A recent paper, first authored by Ye Yuping, an NYU Shanghai - ECNU Joint Graduate Training Program (N.E.T.) student majoring in software engineering, has been accepted by the ACM Theory of Computing Annual Conference (STOC), one of the most respected international conferences covering all areas of research within algorithms and computation theory.

The paper, titled “Tight Time-Space Tradeoffs for the Decisional Diffie-Hellman Problem,” was composed under the guidance of Assistant Professor of Computer Science Guo Siyao. The paper focused on the Decisional Diffie–Hellman (DDH) problem, which was introduced by Diffie and Hellman as the basis for their groundbreaking public-key cryptography revolution in 1976,  and is still used to this day to secure our daily communication over the internet.   

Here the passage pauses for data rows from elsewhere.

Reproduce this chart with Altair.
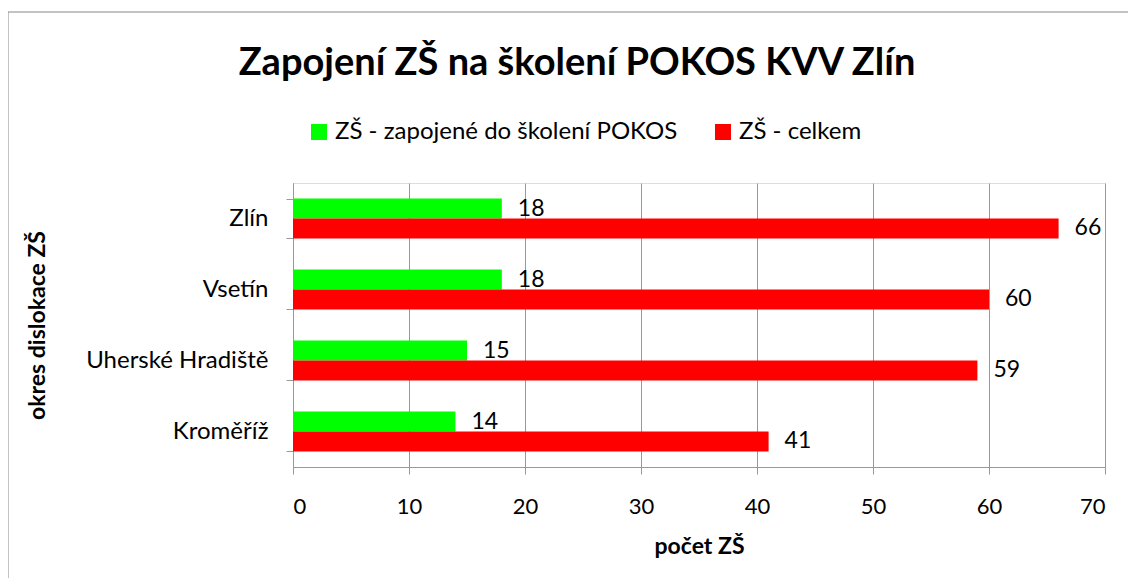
import altair as alt
import pandas as pd

categories = ["Zlín", "Vsetín", "Uherské Hradiště", "Kroměříž"]
series = ["ZŠ - zapojené do školení POKOS", "ZŠ - celkem"]
zapojene = [18, 18, 15, 14]
celkem = [66, 60, 59, 41]
colors = ["#00FF00", "#FF0000"]
x_ticks = [0, 10, 20, 30, 40, 50, 60, 70]

rows = []
for c, a, b in zip(categories, zapojene, celkem):
    rows.append({"okres": c, "serie": series[0], "pocet": a})
    rows.append({"okres": c, "serie": series[1], "pocet": b})
df = pd.DataFrame(rows)

FONT = "Lato"

y_enc = alt.Y(
    "okres:N",
    sort=categories,
    scale=alt.Scale(paddingInner=0.44, paddingOuter=0.22),
    axis=alt.Axis(
        title="okres dislokace ZŠ",
        titleFontSize=23,
        titleFontWeight="bold",
        titleFont=FONT,
        titleColor="#000000",
        titleAngle=-90,
        titleAlign="center",
        titleBaseline="middle",
        titleX=-256,
        titleY=142,
        labelFont=FONT,
        labelFontSize=24,
        labelColor="#000000",
        labelPadding=18,
        tickBand="extent",
        tickSize=7,
        tickColor="#999999",
        domainColor="#999999",
        grid=False,
        labelLimit=400,
    ),
)

x_enc = alt.X(
    "pocet:Q",
    scale=alt.Scale(domain=[0, 70], nice=False),
    axis=alt.Axis(
        title="počet ZŠ",
        values=x_ticks,
        titleFontSize=23,
        titleFontWeight="bold",
        titleFont=FONT,
        titleColor="#000000",
        titlePadding=18,
        labelFont=FONT,
        labelFontSize=22,
        labelColor="#000000",
        labelPadding=22,
        tickSize=7,
        tickColor="#999999",
        domainColor="#999999",
        grid=True,
        gridColor="#999999",
    ),
)

base = alt.Chart(df).encode(
    y=y_enc,
    yOffset=alt.YOffset("serie:N", sort=series),
)

bars = base.mark_bar().encode(
    x=x_enc,
    color=alt.Color(
        "serie:N",
        sort=series,
        scale=alt.Scale(domain=series, range=colors),
        legend=alt.Legend(
            title=None,
            orient="none",
            legendX=14,
            legendY=-63,
            direction="horizontal",
            symbolType="square",
            symbolSize=256,
            symbolStrokeWidth=0,
            labelFont=FONT,
            labelFontSize=24,
            labelColor="#000000",
            labelLimit=500,
            columnPadding=33,
            labelOffset=4,
        ),
    ),
)

labels = base.mark_text(align="left", dx=16, fontSize=23, font=FONT, color="#000000").encode(
    x="pocet:Q",
    text="pocet:Q",
)

border = alt.Chart(pd.DataFrame({"a": [0]})).mark_rect(
    fill=None, stroke="#888888", strokeWidth=1
).encode(
    x=alt.value(-285), x2=alt.value(845), y=alt.value(-171), y2=alt.value(405)
)

chart = alt.layer(border, bars, labels).properties(
    width=812,
    height=284,
    padding={"left": 285, "top": 175, "right": 23, "bottom": 111},
    autosize=alt.AutoSizeParams(type="none"),
    title=alt.TitleParams(
        "Zapojení ZŠ na školení POKOS KVV Zlín",
        fontSize=38,
        fontWeight="bold",
        font=FONT,
        color="#000000",
        anchor="middle",
        offset=-71,
        dx=-122,
    ),
).configure_view(stroke=None).configure(background="#FFFFFF")

chart.save("out.html", embed_options={"renderer": "svg", "actions": False})
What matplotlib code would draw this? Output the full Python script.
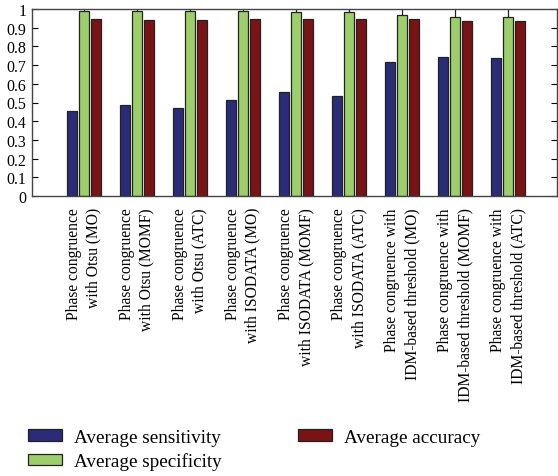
import numpy as np
import matplotlib
matplotlib.use("Agg")
import matplotlib.pyplot as plt

plt.rcParams["font.family"] = ["Liberation Serif", "DejaVu Serif"]

categories = [
    "Phase congruence\nwith Otsu (MO)",
    "Phase congruence\nwith Otsu (MOMF)",
    "Phase congruence\nwith Otsu (ATC)",
    "Phase congruence\nwith ISODATA (MO)",
    "Phase congruence\nwith ISODATA (MOMF)",
    "Phase congruence\nwith ISODATA (ATC)",
    "Phase congruence with\nIDM-based threshold (MO)",
    "Phase congruence with\nIDM-based threshold (MOMF)",
    "Phase congruence with\nIDM-based threshold (ATC)",
]
sensitivity = [0.455, 0.487, 0.472, 0.515, 0.555, 0.533, 0.717, 0.742, 0.738]
specificity = [0.990, 0.987, 0.987, 0.987, 0.984, 0.985, 0.966, 0.955, 0.957]
accuracy = [0.945, 0.943, 0.942, 0.945, 0.945, 0.944, 0.944, 0.937, 0.937]
specificity_err = [0.012, 0.015, 0.015, 0.015, 0.02, 0.02, 0.04, 0.05, 0.05]

fig = plt.figure(figsize=(5.58, 4.77), dpi=100)
ax = fig.add_axes([32 / 558, 1 - 197 / 477, 525 / 558, 187 / 477])

x = np.arange(len(categories))
w = 0.19
step = 0.226
edge = "#222222"

b1 = ax.bar(x - step, sensitivity, width=w, color="#2a2c78", edgecolor=edge, linewidth=0.9, zorder=2,
            label="Average sensitivity")
ax.errorbar(x, specificity, yerr=[np.zeros(len(x)), specificity_err], fmt="none",
            ecolor="#222222", elinewidth=0.9, capsize=0, zorder=1)
b2 = ax.bar(x, specificity, width=w, color="#9ccf6c", edgecolor=edge, linewidth=0.9, zorder=2,
            label="Average specificity")
b3 = ax.bar(x + step, accuracy, width=w, color="#7a1316", edgecolor=edge, linewidth=0.9, zorder=2,
            label="Average accuracy")

ax.set_xlim(-0.98, 8.92)
ax.set_ylim(0, 1)
ax.set_yticks(np.arange(0, 1.01, 0.1))
ax.set_yticklabels(["0", "0.1", "0.2", "0.3", "0.4", "0.5", "0.6", "0.7", "0.8", "0.9", "1"])
ax.tick_params(axis="y", direction="in", right=True, length=4, labelsize=11.5, pad=4)
ax.tick_params(axis="x", length=0, labelsize=11.2, pad=8)
ax.set_xticks(x)
ax.set_xticklabels(categories, rotation=90, ha="center", va="top", multialignment="right",
                   linespacing=1.3)

for s in ax.spines.values():
    s.set_color("#444444")
    s.set_linewidth(1.0)

fig.legend(handles=[b1, b2, b3], loc="upper left", bbox_to_anchor=(28 / 558, 1 - 430 / 477),
           ncol=2, frameon=False, fontsize=13.8, handlelength=1.77, handleheight=0.55,
           columnspacing=3.95, labelspacing=0.33, handletextpad=0.65,
           borderpad=0, borderaxespad=0)

fig.savefig("out.png", dpi=100)
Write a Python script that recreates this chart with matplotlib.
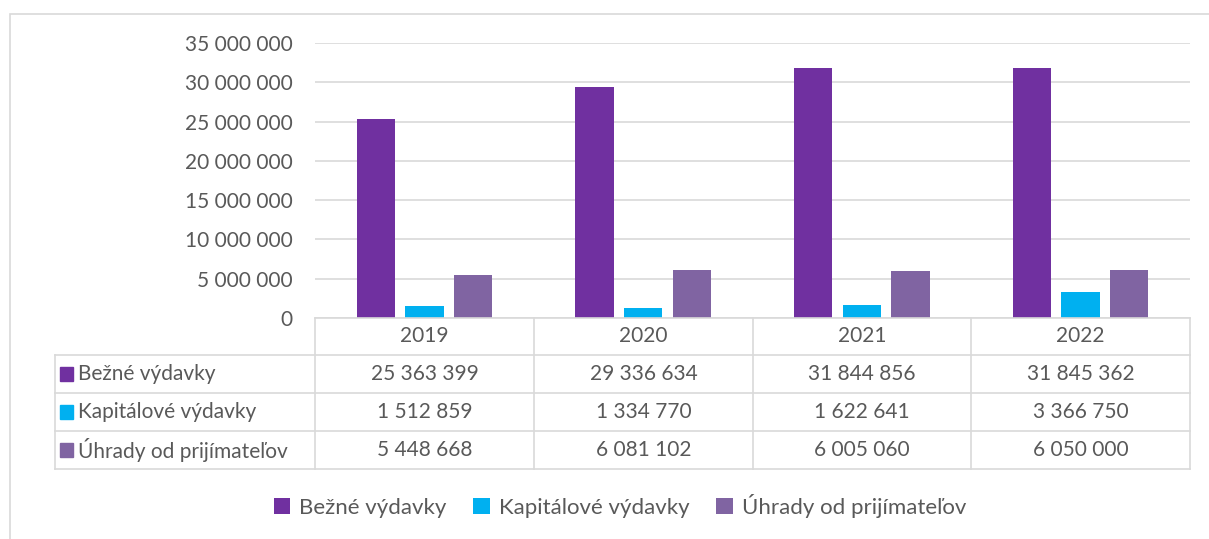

In the past decade, researchers have demonstrated surprisingly powerful preprocessing attacks on another foundational problem called the discrete-log problem, and suggested that a better attack may be possible for DDH. Preprocessing attacks are threatening the security of DDH, therefore many cryptographic systems based on DDH. 

This paper shows that no better preprocessing attacks are possible, and confirms that DDH is as hard as the discrete-log problem even against preprocessing attacks. This answers one of the main open problems proposed by Corrigan-Gibbs and Kogan in their best young researcher award paper in Eurocrypt 2018 (one of the three flagship cryptography conferences).  

The ACM Symposium on Theory of Computing (STOC) is a prestigious CS theory conference and will be held in Vancouver, Canada, in June 2024. This year, 188  papers were selected from 592 submissions for the conference, with a paper acceptance rate of 31.7%.  

“After several years of being stuck and failing,  we were extremely happy that we could eventually resolve this fundamental problem in a complete and elegant way. Being accepted by STOC as one of the <10 cryptography papers is definitely a remarkable recognition of this work,” said Guo. “More importantly,  I am very happy that Yuping’s persistence, faith and growth along the way could be rewarded by such an achievement.”